* [What the task requires]:
Pull out exactly the lines from the line containing "Output the Python" to the line containing "from bokeh.resources import INLINE", both lines included, with pictures removed from the copy.

-- START OF Material provided --

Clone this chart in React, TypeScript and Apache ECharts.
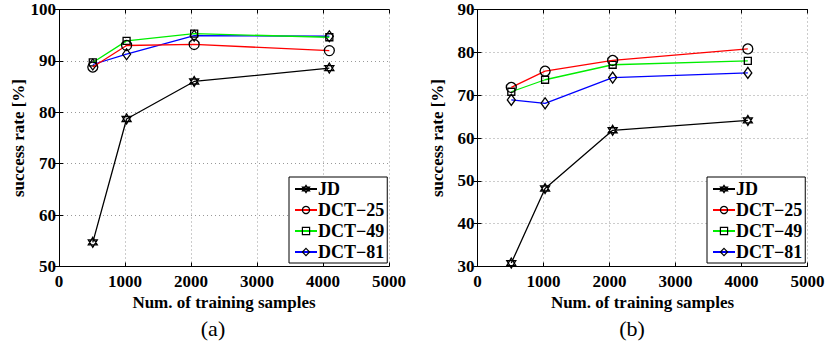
import React, { useEffect, useRef } from "react";
import * as echarts from "echarts";

const samples = [512, 1024, 2048, 4096];
const xTicks = [0, 1000, 2000, 3000, 4000, 5000];
const seriesNames = ["JD", "DCT\u221225", "DCT\u221249", "DCT\u221281"];

const jdA = [54.7, 78.7, 86.0, 88.6];
const dct25A = [88.8, 93.0, 93.2, 92.0];
const dct49A = [89.7, 93.9, 95.3, 94.6];
const dct81A = [89.3, 91.3, 94.9, 94.8];

const jdB = [30.8, 48.2, 61.8, 64.1];
const dct25B = [71.8, 75.6, 78.1, 80.8];
const dct49B = [70.8, 73.6, 77.1, 78.0];
const dct81B = [68.9, 68.1, 74.1, 75.2];

const lineColors = ["#000000", "#ff0000", "#00ee00", "#0000ff"];
const hexagram =
  "path://M5,0 L9.33,7.5 L0.67,7.5 Z M5,10 L0.67,2.5 L9.33,2.5 Z";
const symbols = [hexagram, "circle", "rect", "diamond"];
const symbolSizes: any[] = [[9, 10], 10, 7, [8, 11]];

const FONT = "Liberation Serif";

export default function App() {
  const ref = useRef<HTMLDivElement>(null);
  useEffect(() => {
    if (!ref.current) return;
    const chart = echarts.init(ref.current, undefined, { renderer: "svg" });
    const grids = [
      { left: 59, top: 9.5, width: 330, height: 257 },
      { left: 477.5, top: 9.5, width: 330, height: 257 },
    ];
    const yRanges = [
      [50, 100],
      [30, 90],
    ];
    const data = [
      [jdA, dct25A, dct49A, dct81A],
      [jdB, dct25B, dct49B, dct81B],
    ];
    const labelStyle = {
      fontFamily: FONT,
      fontWeight: "bold" as const,
      fontSize: 17,
      color: "#000",
    };
    const xAxes: any[] = [];
    const yAxes: any[] = [];
    const series: any[] = [];
    [0, 1].forEach((g) => {
      xAxes.push({
        type: "value",
        gridIndex: g,
        min: xTicks[0],
        max: xTicks[xTicks.length - 1],
        interval: 1000,
        name: "Num. of training samples",
        nameLocation: "middle",
        nameGap: 20,
        nameTextStyle: { ...labelStyle, verticalAlign: "top" },
        axisLine: { show: true, lineStyle: { color: "#000", width: 1 } },
        axisTick: { show: true, inside: true, length: 4, lineStyle: { color: "#000" } },
        axisLabel: {
          ...labelStyle,
          margin: 6,
          formatter: (v: number) => String(v),
        },
        splitLine: { show: true, lineStyle: { color: "#999", type: [1, 3], width: 1 } },
      });
      xAxes.push({
        type: "value",
        gridIndex: g,
        position: "top",
        min: xTicks[0],
        max: xTicks[xTicks.length - 1],
        interval: 1000,
        axisLine: { show: true, lineStyle: { color: "#000", width: 1 } },
        axisTick: { show: true, inside: true, length: 4, lineStyle: { color: "#000" } },
        axisLabel: { show: false },
        splitLine: { show: false },
      });
      yAxes.push({
        type: "value",
        gridIndex: g,
        min: yRanges[g][0],
        max: yRanges[g][1],
        interval: 10,
        name: "success rate [%]",
        nameLocation: "middle",
        nameGap: 32,
        nameRotate: 90,
        nameTextStyle: { ...labelStyle },
        axisLine: { show: true, lineStyle: { color: "#000", width: 1 } },
        axisTick: { show: true, inside: true, length: 4, lineStyle: { color: "#000" } },
        axisLabel: { ...labelStyle, margin: 3, formatter: (v: number) => String(v) },
        splitLine: { show: true, lineStyle: { color: "#999", type: [1, 3], width: 1 } },
      });
      yAxes.push({
        type: "value",
        gridIndex: g,
        position: "right",
        min: yRanges[g][0],
        max: yRanges[g][1],
        interval: 10,
        axisLine: { show: true, lineStyle: { color: "#000", width: 1 } },
        axisTick: { show: true, inside: true, length: 4, lineStyle: { color: "#000" } },
        axisLabel: { show: false },
        splitLine: { show: false },
      });
      seriesNames.forEach((name, i) => {
        series.push({
          type: "line",
          name,
          xAxisIndex: g * 2,
          yAxisIndex: g * 2,
          data: samples.map((x, k) => [x, data[g][i][k]]),
          symbol: symbols[i],
          symbolSize: symbolSizes[i],
          showAllSymbol: true,
          lineStyle: { color: lineColors[i], width: 1.3 },
          itemStyle: { color: "transparent", borderColor: "#000", borderWidth: 1.3 },
          z: 2 + (3 - i),
        });
      });
    });
    const legendBase = {
      orient: "vertical",
      data: seriesNames,
      backgroundColor: "#fff",
      borderColor: "#000",
      borderWidth: 1,
      borderRadius: 0,
      padding: [3, 3, 2, 5],
      itemWidth: 22,
      itemHeight: 9,
      itemGap: 3,
      selectedMode: false,
      itemStyle: { color: "transparent", borderColor: "#000", borderWidth: 1.2 },
      textStyle: {
        fontFamily: FONT,
        fontWeight: "bold",
        fontSize: 18,
        lineHeight: 18,
        color: "#000",
        padding: [0, 0, 0, -4],
      },
    };
    chart.setOption({
      animation: false,
      grid: grids,
      xAxis: xAxes,
      yAxis: yAxes,
      series,
      legend: [
        { ...legendBase, left: 289, top: 177 },
        { ...legendBase, left: 707, top: 177 },
      ],
      graphic: [
        {
          type: "text",
          x: 213,
          y: 328,
          style: {
            text: "(a)",
            font: "22px " + FONT,
            fill: "#000",
            align: "center",
            verticalAlign: "middle",
          },
        },
        {
          type: "text",
          x: 632,
          y: 328,
          style: {
            text: "(b)",
            font: "22px " + FONT,
            fill: "#000",
            align: "center",
            verticalAlign: "middle",
          },
        },
      ],
    });
    return () => chart.dispose();
  }, []);
  return (
    <div
      ref={ref}
      style={{ position: "fixed", left: 0, top: 0, width: 828, height: 343, background: "#fff" }}
    />
  );
}
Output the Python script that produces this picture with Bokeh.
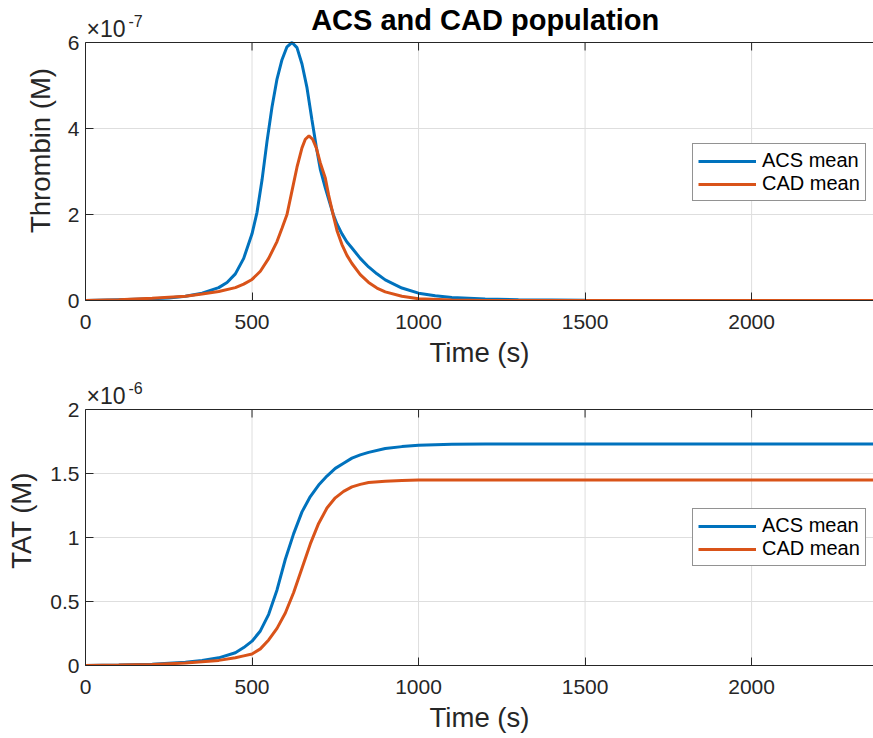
from bokeh.plotting import figure
from bokeh.layouts import column
from bokeh.models import Range1d, FixedTicker, Label, Span, CustomJSTickFormatter
from bokeh.embed import file_html
from bokeh.resources import INLINE

# ---------------- data ----------------
# Thrombin, units of 1e-7 M
thr_acs_time = [0, 100, 200, 250, 300, 350, 400, 425, 450, 475, 500, 515, 530, 545, 560, 575,
                590, 605, 620, 635, 650, 665, 680, 693, 705, 720, 730, 744, 755, 770, 785,
                800, 825, 850, 875, 900, 950, 1000, 1050, 1100, 1200, 1300, 1500, 1800, 2400]
thr_acs = [0.0, 0.02, 0.04, 0.06, 0.10, 0.17, 0.30, 0.42, 0.62, 0.98, 1.55, 2.05, 2.8, 3.7, 4.5,
           5.15, 5.6, 5.9, 6.0, 5.88, 5.5, 4.95, 4.2, 3.57, 3.05, 2.62, 2.36, 2.0, 1.78, 1.55,
           1.36, 1.22, 0.98, 0.78, 0.62, 0.48, 0.29, 0.17, 0.11, 0.07, 0.035, 0.02, 0.005, 0.0, 0.0]
thr_cad_time = [0, 100, 200, 300, 350, 400, 450, 475, 500, 525, 550, 575, 590, 605, 620, 635,
                650, 660, 671, 682, 693, 705, 720, 730, 744, 755, 770, 785, 800, 825, 850, 875,
                900, 950, 1000, 1100, 1200, 2400]
thr_cad = [0.0, 0.02, 0.05, 0.10, 0.15, 0.21, 0.30, 0.38, 0.49, 0.68, 0.98, 1.37, 1.68, 2.0, 2.55,
           3.1, 3.55, 3.75, 3.83, 3.75, 3.55, 3.2, 2.85, 2.45, 1.98, 1.63, 1.3, 1.05, 0.86, 0.6,
           0.42, 0.29, 0.2, 0.1, 0.04, 0.01, 0.0, 0.0]

# TAT, units of 1e-6 M
tat_time = [0, 100, 200, 300, 350, 400, 450, 475, 500, 525, 550, 575, 600, 625, 650, 675, 700,
            725, 750, 775, 800, 825, 850, 900, 950, 1000, 1100, 1200, 2400]
tat_acs = [0.0, 0.003, 0.01, 0.025, 0.04, 0.06, 0.10, 0.14, 0.19, 0.27, 0.40, 0.59, 0.83, 1.03,
           1.20, 1.32, 1.41, 1.48, 1.54, 1.58, 1.62, 1.645, 1.665, 1.695, 1.71, 1.72, 1.728,
           1.73, 1.73]
tat_cad = [0.0, 0.003, 0.008, 0.02, 0.03, 0.04, 0.06, 0.075, 0.09, 0.13, 0.20, 0.29, 0.41, 0.57,
           0.76, 0.95, 1.11, 1.23, 1.31, 1.36, 1.395, 1.415, 1.43, 1.44, 1.446, 1.45, 1.45,
           1.45, 1.45]

x_ticks = [0, 500, 1000, 1500, 2000]
thr_ticks = [0, 2, 4, 6]
tat_ticks = [0, 0.5, 1, 1.5, 2]
labels = ["ACS mean", "CAD mean"]
title_text = "ACS and CAD population"

X_MAX_VISIBLE = 2366   # visible part of the 0..2400 time axis
X_CENTER = 1200        # centre of the full 0..2400 axis
BLUE = "#0072BD"
ORANGE = "#D95319"
DARK = "#262626"
GRID = "#dedede"
FONT = "Liberation Sans"
TOP_PAD = 42           # px of headroom above the axes box (title / exponent)


def make_fig(height, frame_h, head, bottom, ymax, yticks, ylabel, ylab_standoff,
             t1, s1, t2, s2, exponent):
    per_px = ymax / frame_h
    y_top = ymax + head * per_px
    p = figure(width=873, height=height, title=None,
               x_range=Range1d(0, X_MAX_VISIBLE), y_range=Range1d(0, y_top),
               output_backend="svg", toolbar_location=None,
               min_border_left=85, min_border_right=0,
               min_border_top=0, min_border_bottom=bottom)
    p.outline_line_color = None
    p.background_fill_color = "white"
    p.border_fill_color = "white"

    # grid (vertical lines limited to the axes box)
    p.xgrid.visible = False
    p.ygrid.ticker = FixedTicker(ticks=yticks)
    p.ygrid.grid_line_color = GRID
    p.segment(x0=x_ticks, y0=[0] * len(x_ticks), x1=x_ticks, y1=[ymax] * len(x_ticks),
              line_color=GRID, line_width=1, level="underlay")
    # box top edge + inward ticks on it
    p.add_layout(Span(location=ymax, dimension="width", line_color=DARK, line_width=1))
    p.segment(x0=x_ticks, y0=[ymax - 8 * per_px] * len(x_ticks), x1=x_ticks,
              y1=[ymax] * len(x_ticks), line_color=DARK, line_width=1)

    p.line(t1, s1, line_color=BLUE, line_width=3, legend_label=labels[0])
    p.line(t2, s2, line_color=ORANGE, line_width=3, legend_label=labels[1])

    fmt = CustomJSTickFormatter(code="return String(tick);")
    p.xaxis.ticker = FixedTicker(ticks=x_ticks)
    p.yaxis.ticker = FixedTicker(ticks=yticks)
    p.xaxis.formatter = fmt
    p.yaxis.formatter = fmt
    p.yaxis.bounds = (0, ymax)
    for ax in p.axis:
        ax.axis_line_color = DARK
        ax.major_tick_line_color = DARK
        ax.major_tick_in = 8
        ax.major_tick_out = 0
        ax.minor_tick_line_color = None
        ax.major_label_text_font = FONT
        ax.major_label_text_font_size = "21px"
        ax.major_label_text_color = DARK
        ax.axis_label_text_font = FONT
        ax.axis_label_text_font_size = "27.5px"
        ax.axis_label_text_font_style = "normal"
        ax.axis_label_text_color = DARK
    p.xaxis.axis_label = "Time (s)"
    p.xaxis.major_label_standoff = 14
    p.xaxis.axis_label_standoff = 5
    p.yaxis.axis_label = ylabel
    p.yaxis.major_label_standoff = 6
    p.yaxis.axis_label_standoff = ylab_standoff

    p.add_layout(Label(x=0, y=ymax, x_offset=1, y_offset=14, text="\u00d710",
                       text_font=FONT, text_font_size="23px", text_color=DARK,
                       text_baseline="alphabetic", text_align="left"))
    p.add_layout(Label(x=0, y=ymax, x_offset=43, y_offset=22, text=exponent,
                       text_font=FONT, text_font_size="16px", text_color=DARK,
                       text_baseline="alphabetic", text_align="left"))

    lg = p.legend[0]
    lg.location = (607, 99)
    lg.label_text_font = FONT
    lg.label_text_font_size = "20px"
    lg.label_text_color = "black"
    lg.glyph_width = 58
    lg.glyph_height = 20
    lg.label_height = 20
    lg.label_standoff = 6
    lg.padding = 5
    lg.spacing = 0
    lg.margin = 0
    lg.border_line_color = DARK
    lg.border_line_width = 1
    lg.background_fill_color = "white"
    lg.background_fill_alpha = 1
    return p


# top panel: box from y=42 to y=300 px
p1 = make_fig(375, 258, TOP_PAD, 75, 6, thr_ticks, "Thrombin (M)", 9,
              thr_acs_time, thr_acs, thr_cad_time, thr_cad, "-7")
p1.add_layout(Label(x=X_CENTER, y=6, y_offset=23, text=title_text,
                    text_font=FONT, text_font_size="29px", text_font_style="bold",
                    text_color="black", text_align="center", text_baseline="alphabetic"))

# bottom panel: box from y=409 to y=665 px
p2 = make_fig(363, 256, 34, 73, 2, tat_ticks, "TAT (M)", 10,
              tat_time, tat_acs, tat_time, tat_cad, "-6")

layout = column(p1, p2, spacing=0)
open("out.html", "w").write(file_html(layout, INLINE))
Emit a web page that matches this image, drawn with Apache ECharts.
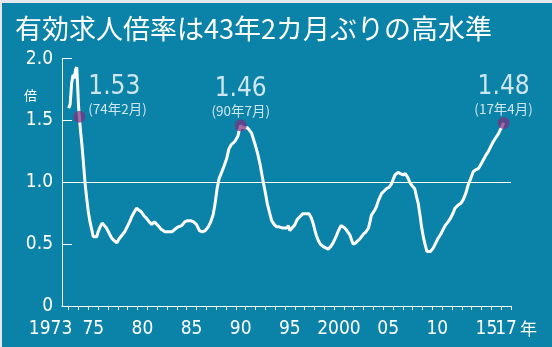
<!DOCTYPE html>
<html><head><meta charset="utf-8">
<script src="https://cdn.jsdelivr.net/npm/echarts@6/dist/echarts.min.js"></script>
<style>html,body{margin:0;padding:0;background:#e3e7e9;width:552px;height:347px;overflow:hidden}
#c{position:absolute;left:2px;top:3px;width:550px;height:344px}</style></head>
<body><div id="c"></div>
<script>
// ---- data ----
const years = [1973.0,1973.15,1973.3,1973.45,1973.55,1973.7,1973.82,1973.9,1974.0,1974.08,1974.2,1974.35,1974.5,1974.66,1974.83,1975.0,1975.17,1975.34,1975.5,1975.7,1975.85,1976.0,1976.2,1976.4,1976.6,1976.85,1977.1,1977.37,1977.6,1977.9,1978.1,1978.3,1978.5,1978.7,1978.95,1979.2,1979.4,1979.6,1979.9,1980.1,1980.4,1980.65,1980.9,1981.2,1981.45,1981.7,1981.85,1982.1,1982.4,1982.8,1983.2,1983.5,1983.8,1984.15,1984.5,1984.8,1985.1,1985.4,1985.7,1986.0,1986.3,1986.6,1986.9,1987.2,1987.45,1987.7,1987.9,1988.1,1988.3,1988.56,1988.8,1989.07,1989.3,1989.5,1989.9,1990.2,1990.35,1990.5,1990.7,1990.9,1991.2,1991.4,1991.6,1991.95,1992.2,1992.46,1992.8,1993.0,1993.2,1993.45,1993.65,1993.9,1994.16,1994.4,1994.6,1994.8,1995.0,1995.2,1995.35,1995.5,1995.7,1996.0,1996.25,1996.5,1996.8,1997.1,1997.45,1997.7,1997.9,1998.06,1998.2,1998.4,1998.6,1998.9,1999.1,1999.4,1999.65,1999.9,2000.2,2000.45,2000.7,2000.85,2001.1,2001.3,2001.6,2001.8,2001.95,2002.2,2002.46,2002.7,2002.97,2003.25,2003.5,2003.65,2003.8,2004.1,2004.3,2004.55,2004.84,2005.1,2005.35,2005.6,2005.86,2006.05,2006.2,2006.5,2006.75,2007.04,2007.25,2007.4,2007.55,2007.7,2007.95,2008.2,2008.4,2008.56,2008.75,2008.9,2009.1,2009.25,2009.45,2009.6,2009.8,2010.1,2010.35,2010.6,2010.85,2011.1,2011.3,2011.6,2011.85,2012.1,2012.3,2012.6,2012.9,2013.14,2013.4,2013.65,2013.9,2014.16,2014.4,2014.67,2014.9,2015.18,2015.45,2015.7,2015.95,2016.2,2016.45,2016.7,2016.95,2017.1,2017.25];
const ratios = [1.60,1.63,1.80,1.87,1.84,1.91,1.93,1.80,1.62,1.53,1.42,1.30,1.16,1.00,0.87,0.76,0.68,0.62,0.56,0.55,0.56,0.60,0.64,0.67,0.66,0.63,0.59,0.55,0.53,0.51,0.54,0.56,0.58,0.60,0.64,0.68,0.72,0.75,0.79,0.78,0.76,0.73,0.71,0.68,0.66,0.68,0.67,0.65,0.62,0.60,0.60,0.60,0.62,0.64,0.65,0.68,0.69,0.69,0.68,0.66,0.61,0.60,0.61,0.64,0.68,0.74,0.83,0.95,1.03,1.08,1.13,1.19,1.27,1.30,1.33,1.37,1.42,1.46,1.44,1.44,1.44,1.44,1.40,1.31,1.24,1.15,1.00,0.92,0.83,0.75,0.69,0.66,0.64,0.64,0.645,0.63,0.64,0.63,0.65,0.61,0.62,0.655,0.70,0.72,0.745,0.745,0.745,0.71,0.66,0.61,0.57,0.53,0.50,0.48,0.47,0.46,0.48,0.51,0.56,0.61,0.65,0.66,0.63,0.61,0.575,0.53,0.50,0.51,0.53,0.55,0.58,0.60,0.63,0.68,0.735,0.77,0.80,0.86,0.91,0.93,0.95,0.96,0.99,1.03,1.06,1.08,1.07,1.06,1.07,1.07,1.03,1.00,0.97,0.95,0.88,0.83,0.73,0.64,0.55,0.50,0.44,0.43,0.44,0.47,0.51,0.55,0.58,0.62,0.65,0.68,0.71,0.75,0.79,0.815,0.83,0.86,0.91,0.98,1.03,1.085,1.10,1.11,1.14,1.18,1.22,1.25,1.29,1.33,1.36,1.39,1.43,1.45,1.48];
const peakYears = [1974.08, 1990.5, 2017.25];
const peakValues = [1.53, 1.46, 1.48];
const peakDates = ['74年2月', '90年7月', '17年4月'];
const labelYears = [1973, 1975, 1980, 1985, 1990, 1995, 2000, 2005, 2010, 2015];
const labelTexts = ['1973', '75', '80', '85', '90', '95', '2000', '05', '10', '15'];
const lastLabelYear = 2017;
const lastLabelText = '17';
const yearUnit = '年';
const yTickValues = [0, 0.5, 1, 1.5, 2];
const yTickTexts = ['0', '0.5', '1.0', '1.5', '2.0'];
const titleText = '有効求人倍率は43年2カ月ぶりの高水準';
const unitText = '倍';

// ---- chart ----
const NUM = "'Liberation Sans Narrow','DejaVu Sans Condensed','Liberation Sans',sans-serif";
const JP = "'Noto Sans CJK JP',sans-serif";
const tickYears = [];
for (let y = 1973; y <= 2018; y++) tickYears.push(y);

const lineData = years.map((y, i) => [y, ratios[i]]);
const peakData = peakYears.map((y, i) => {
  const item = { value: [y, peakValues[i]] };
  if (i === 0) {
    item.label = { position: 'right', distance: 3, offset: [0, -22], align: 'left' };
  }
  return item;
});

const X_MIN = 1972.32, X_MAX = 2018;
const chart = echarts.init(document.getElementById('c'));
chart.setOption({
  animation: false,
  backgroundColor: '#0b82a8',
  title: [
    { text: titleText, left: 8, top: 7,
      textStyle: { color: '#fff', fontSize: 27, fontWeight: 'normal', fontFamily: JP } },
    { text: unitText, left: 17, top: 81,
      textStyle: { color: '#fff', fontSize: 13, fontWeight: 'normal', fontFamily: JP } }
  ],
  grid: { left: 60, right: 41, top: 55.6, bottom: 41 },
  xAxis: [{
    type: 'value', min: X_MIN, max: X_MAX, offset: 7, position: 'bottom',
    splitLine: { show: false },
    axisLine: { show: true, lineStyle: { color: '#fff', width: 1 } },
    axisTick: { show: true, customValues: tickYears, length: 4, lineStyle: { color: '#fff', width: 1 } },
    axisLabel: {
      customValues: labelYears.map(y => y + 0.5), hideOverlap: false,
      margin: 7, color: '#fff', fontSize: 19, fontFamily: NUM,
      formatter: function (v) {
        const i = labelYears.indexOf(Math.round(v - 0.5));
        if (i < 0) return '';
        if (i === 0) return '{f|' + labelTexts[i] + '}';
        return labelTexts[i];
      },
      rich: {
        f: { fontSize: 19, fontFamily: NUM, color: '#fff', padding: [0, 46, 0, 0] }
      }
    }
  }, {
    type: 'value', min: X_MIN, max: X_MAX, offset: 7, position: 'bottom',
    splitLine: { show: false },
    axisLine: { show: false },
    axisTick: { show: false },
    axisLabel: {
      customValues: [lastLabelYear + 0.5], hideOverlap: false,
      margin: 7, color: '#fff', fontSize: 19, fontFamily: NUM,
      formatter: function () { return '{l|' + lastLabelText + '}{u|' + yearUnit + '}'; },
      rich: {
        l: { fontSize: 19, fontFamily: NUM, color: '#fff', padding: [0, 0, 0, 20] },
        u: { fontSize: 17, fontFamily: JP, color: '#fff', padding: [0, 0, 1, 3] }
      }
    }
  }],
  yAxis: {
    type: 'value', min: 0, max: 2, interval: 0.5,
    splitLine: { show: false },
    axisLine: { show: true, lineStyle: { color: '#fff', width: 1 } },
    axisTick: { show: true, inside: true, length: 10, lineStyle: { color: '#fff', width: 1 } },
    axisLabel: {
      margin: 9, color: '#fff', fontSize: 19, fontFamily: NUM,
      formatter: function (v) {
        const i = yTickValues.indexOf(v);
        return i < 0 ? '' : yTickTexts[i];
      }
    }
  },
  series: [
    {
      type: 'line', data: lineData, showSymbol: false, symbol: 'none',
      lineStyle: { color: '#fff', width: 3 }, z: 3,
      markLine: {
        silent: true, symbol: 'none', label: { show: false },
        lineStyle: { color: '#fff', width: 1, type: 'solid' },
        data: [{ yAxis: 1 }]
      }
    },
    {
      type: 'scatter', data: peakData, symbolSize: 12, z: 5,
      itemStyle: { color: 'rgba(125,45,125,0.88)' },
      label: {
        show: true, position: 'top', distance: 1,
        formatter: function (p) {
          return '{v|' + peakValues[p.dataIndex].toFixed(2) + '}\n{d|(' + peakDates[p.dataIndex] + ')}';
        },
        rich: {
          v: { fontSize: 26, lineHeight: 28, fontFamily: NUM, color: '#fff' },
          d: { fontSize: 13.5, lineHeight: 15, fontFamily: JP, color: '#fff' }
        }
      }
    }
  ]
});
</script>
</body></html>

-- END OF Material provided --

* [Expected answer]:
Output the Python script that produces this picture with Bokeh.
from bokeh.plotting import figure
from bokeh.layouts import column
from bokeh.models import Range1d, FixedTicker, Label, Span, CustomJSTickFormatter
from bokeh.embed import file_html
from bokeh.resources import INLINE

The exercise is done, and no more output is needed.